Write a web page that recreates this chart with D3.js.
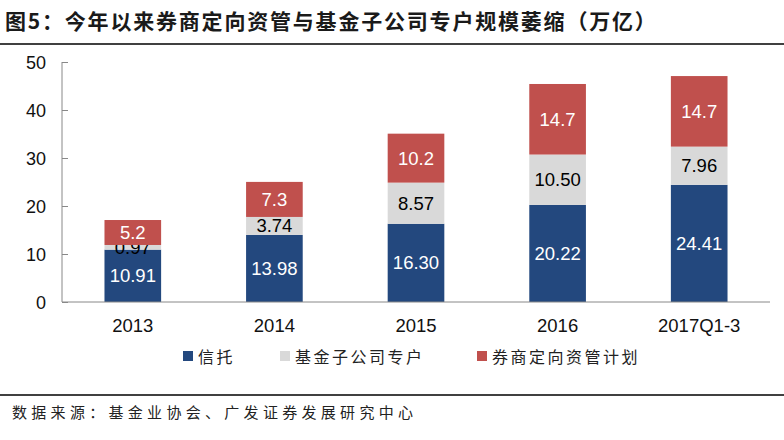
<!DOCTYPE html>
<html>
<head>
<meta charset="utf-8">
<script src="https://cdn.jsdelivr.net/npm/d3@7"></script>
<style>
body { margin: 0; background: #fff; }
svg { display: block; }
</style>
</head>
<body>
<svg id="chart" width="784" height="440"></svg>
<script>
// data
var years = ["2013", "2014", "2015", "2016", "2017Q1-3"];
var trust = [10.91, 13.98, 16.30, 20.22, 24.41];
var fundSub = [0.97, 3.74, 8.57, 10.50, 7.96];
var broker = [5.2, 7.3, 10.2, 14.7, 14.7];
var trustLabels = ["10.91", "13.98", "16.30", "20.22", "24.41"];
var fundLabels = ["0.97", "3.74", "8.57", "10.50", "7.96"];
var brokerLabels = ["5.2", "7.3", "10.2", "14.7", "14.7"];
var seriesNames = ["信托", "基金子公司专户", "券商定向资管计划"];
var yTicks = [0, 10, 20, 30, 40, 50];

var colors = ["#23487e", "#d9d9d9", "#c0504d"];
var labelColors = ["#fff", "#000", "#fff"];
var cjk = "'Noto Sans CJK SC', sans-serif";
var latin = "'Liberation Sans', Arial, sans-serif";

var svg = d3.select("#chart");

//title and rules
svg.append("text").attr("x", 5).attr("y", 29)
	.attr("font-family", cjk).attr("font-size", 21).attr("font-weight", "bold")
	.attr("letter-spacing", 1.8)
	.attr("fill", "#1a1a1a")
	.text("图5：今年以来券商定向资管与基金子公司专户规模萎缩（万亿）");
svg.append("line").attr("x1", 0).attr("x2", 784).attr("y1", 44).attr("y2", 44)
	.attr("stroke", "#000").attr("stroke-width", 1.5);
svg.append("line").attr("x1", 0).attr("x2", 784).attr("y1", 395).attr("y2", 395)
	.attr("stroke", "#000").attr("stroke-width", 1.5);
svg.append("text").attr("x", 12).attr("y", 418)
	.attr("font-family", cjk).attr("font-size", 15).attr("letter-spacing", 4.3)
	.attr("fill", "#222")
	.text("数据来源：基金业协会、广发证券发展研究中心");

var x = d3.scaleBand().domain(years).range([62, 770]).paddingInner(0.6).paddingOuter(0.3);
var y = d3.scaleLinear().domain([0, 50]).range([302, 62]);

var rows = years.map(function(yr, i) {
	return {year: yr, s0: trust[i], s1: fundSub[i], s2: broker[i],
		l0: trustLabels[i], l1: fundLabels[i], l2: brokerLabels[i]};
});
var stack = d3.stack().keys(["s0", "s1", "s2"])(rows);

stack.forEach(function(layer, k) {
	svg.append("g").selectAll("rect").data(layer).enter().append("rect")
		.attr("x", function(d) { return x(d.data.year); })
		.attr("width", x.bandwidth())
		.attr("y", function(d) { return y(d[1]); })
		.attr("height", function(d) { return y(d[0]) - y(d[1]); })
		.attr("fill", colors[k]);
	svg.append("g").selectAll("text").data(layer).enter().append("text")
		.attr("x", function(d) { return x(d.data.year) + x.bandwidth() / 2; })
		.attr("y", function(d) { return (y(d[0]) + y(d[1])) / 2 + 6.5; })
		.attr("text-anchor", "middle")
		.attr("font-family", latin).attr("font-size", 18.5)
		.attr("fill", labelColors[k])
		.text(function(d) { return d.data["l" + k]; });
});

// axes
var yAxis = svg.append("g").attr("transform", "translate(62,0)")
	.call(d3.axisRight(y).tickValues(yTicks).tickSize(6).tickFormat(""));
yAxis.selectAll("line, path").attr("stroke", "#888");
yAxis.select(".domain").attr("d", "M0,62V302");
svg.append("g").selectAll("text").data(yTicks).enter().append("text")
	.attr("x", 46).attr("y", function(d) { return y(d) + 6.5; })
	.attr("text-anchor", "end")
	.attr("font-family", latin).attr("font-size", 18).attr("fill", "#111")
	.text(function(d) { return d; });

svg.append("line").attr("x1", 62).attr("x2", 770).attr("y1", 302).attr("y2", 302)
	.attr("stroke", "#888");
svg.append("g").selectAll("text").data(years).enter().append("text")
	.attr("x", function(d) { return x(d) + x.bandwidth() / 2; })
	.attr("y", 332)
	.attr("text-anchor", "middle")
	.attr("font-family", latin).attr("font-size", 18.5).attr("fill", "#111")
	.text(function(d) { return d; });

// legend
var legX = [183, 280, 477];
seriesNames.forEach(function(name, k) {
	svg.append("rect").attr("x", legX[k]).attr("y", 351).attr("width", 10).attr("height", 10)
		.attr("fill", colors[k]);
	svg.append("text").attr("x", legX[k] + 15).attr("y", 363)
		.attr("font-family", cjk).attr("font-size", 16).attr("letter-spacing", 2.5)
		.attr("fill", "#222")
		.text(name);
});
</script>
</body>
</html>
===============
The request: Return each line from the material above exactly, but not the pictures.

Reply:
Write a web page that recreates this chart with D3.js.
<!DOCTYPE html>
<html>
<head>
<meta charset="utf-8">
<script src="https://cdn.jsdelivr.net/npm/d3@7"></script>
<style>
body { margin: 0; background: #fff; }
svg { display: block; }
</style>
</head>
<body>
<svg id="chart" width="784" height="440"></svg>
<script>
// data
var years = ["2013", "2014", "2015", "2016", "2017Q1-3"];
var trust = [10.91, 13.98, 16.30, 20.22, 24.41];
var fundSub = [0.97, 3.74, 8.57, 10.50, 7.96];
var broker = [5.2, 7.3, 10.2, 14.7, 14.7];
var trustLabels = ["10.91", "13.98", "16.30", "20.22", "24.41"];
var fundLabels = ["0.97", "3.74", "8.57", "10.50", "7.96"];
var brokerLabels = ["5.2", "7.3", "10.2", "14.7", "14.7"];
var seriesNames = ["信托", "基金子公司专户", "券商定向资管计划"];
var yTicks = [0, 10, 20, 30, 40, 50];

var colors = ["#23487e", "#d9d9d9", "#c0504d"];
var labelColors = ["#fff", "#000", "#fff"];
var cjk = "'Noto Sans CJK SC', sans-serif";
var latin = "'Liberation Sans', Arial, sans-serif";

var svg = d3.select("#chart");

//title and rules
svg.append("text").attr("x", 5).attr("y", 29)
	.attr("font-family", cjk).attr("font-size", 21).attr("font-weight", "bold")
	.attr("letter-spacing", 1.8)
	.attr("fill", "#1a1a1a")
	.text("图5：今年以来券商定向资管与基金子公司专户规模萎缩（万亿）");
svg.append("line").attr("x1", 0).attr("x2", 784).attr("y1", 44).attr("y2", 44)
	.attr("stroke", "#000").attr("stroke-width", 1.5);
svg.append("line").attr("x1", 0).attr("x2", 784).attr("y1", 395).attr("y2", 395)
	.attr("stroke", "#000").attr("stroke-width", 1.5);
svg.append("text").attr("x", 12).attr("y", 418)
	.attr("font-family", cjk).attr("font-size", 15).attr("letter-spacing", 4.3)
	.attr("fill", "#222")
	.text("数据来源：基金业协会、广发证券发展研究中心");

var x = d3.scaleBand().domain(years).range([62, 770]).paddingInner(0.6).paddingOuter(0.3);
var y = d3.scaleLinear().domain([0, 50]).range([302, 62]);

var rows = years.map(function(yr, i) {
	return {year: yr, s0: trust[i], s1: fundSub[i], s2: broker[i],
		l0: trustLabels[i], l1: fundLabels[i], l2: brokerLabels[i]};
});
var stack = d3.stack().keys(["s0", "s1", "s2"])(rows);

stack.forEach(function(layer, k) {
	svg.append("g").selectAll("rect").data(layer).enter().append("rect")
		.attr("x", function(d) { return x(d.data.year); })
		.attr("width", x.bandwidth())
		.attr("y", function(d) { return y(d[1]); })
		.attr("height", function(d) { return y(d[0]) - y(d[1]); })
		.attr("fill", colors[k]);
	svg.append("g").selectAll("text").data(layer).enter().append("text")
		.attr("x", function(d) { return x(d.data.year) + x.bandwidth() / 2; })
		.attr("y", function(d) { return (y(d[0]) + y(d[1])) / 2 + 6.5; })
		.attr("text-anchor", "middle")
		.attr("font-family", latin).attr("font-size", 18.5)
		.attr("fill", labelColors[k])
		.text(function(d) { return d.data["l" + k]; });
});

// axes
var yAxis = svg.append("g").attr("transform", "translate(62,0)")
	.call(d3.axisRight(y).tickValues(yTicks).tickSize(6).tickFormat(""));
yAxis.selectAll("line, path").attr("stroke", "#888");
yAxis.select(".domain").attr("d", "M0,62V302");
svg.append("g").selectAll("text").data(yTicks).enter().append("text")
	.attr("x", 46).attr("y", function(d) { return y(d) + 6.5; })
	.attr("text-anchor", "end")
	.attr("font-family", latin).attr("font-size", 18).attr("fill", "#111")
	.text(function(d) { return d; });

svg.append("line").attr("x1", 62).attr("x2", 770).attr("y1", 302).attr("y2", 302)
	.attr("stroke", "#888");
svg.append("g").selectAll("text").data(years).enter().append("text")
	.attr("x", function(d) { return x(d) + x.bandwidth() / 2; })
	.attr("y", 332)
	.attr("text-anchor", "middle")
	.attr("font-family", latin).attr("font-size", 18.5).attr("fill", "#111")
	.text(function(d) { return d; });

// legend
var legX = [183, 280, 477];
seriesNames.forEach(function(name, k) {
	svg.append("rect").attr("x", legX[k]).attr("y", 351).attr("width", 10).attr("height", 10)
		.attr("fill", colors[k]);
	svg.append("text").attr("x", legX[k] + 15).attr("y", 363)
		.attr("font-family", cjk).attr("font-size", 16).attr("letter-spacing", 2.5)
		.attr("fill", "#222")
		.text(name);
});
</script>
</body>
</html>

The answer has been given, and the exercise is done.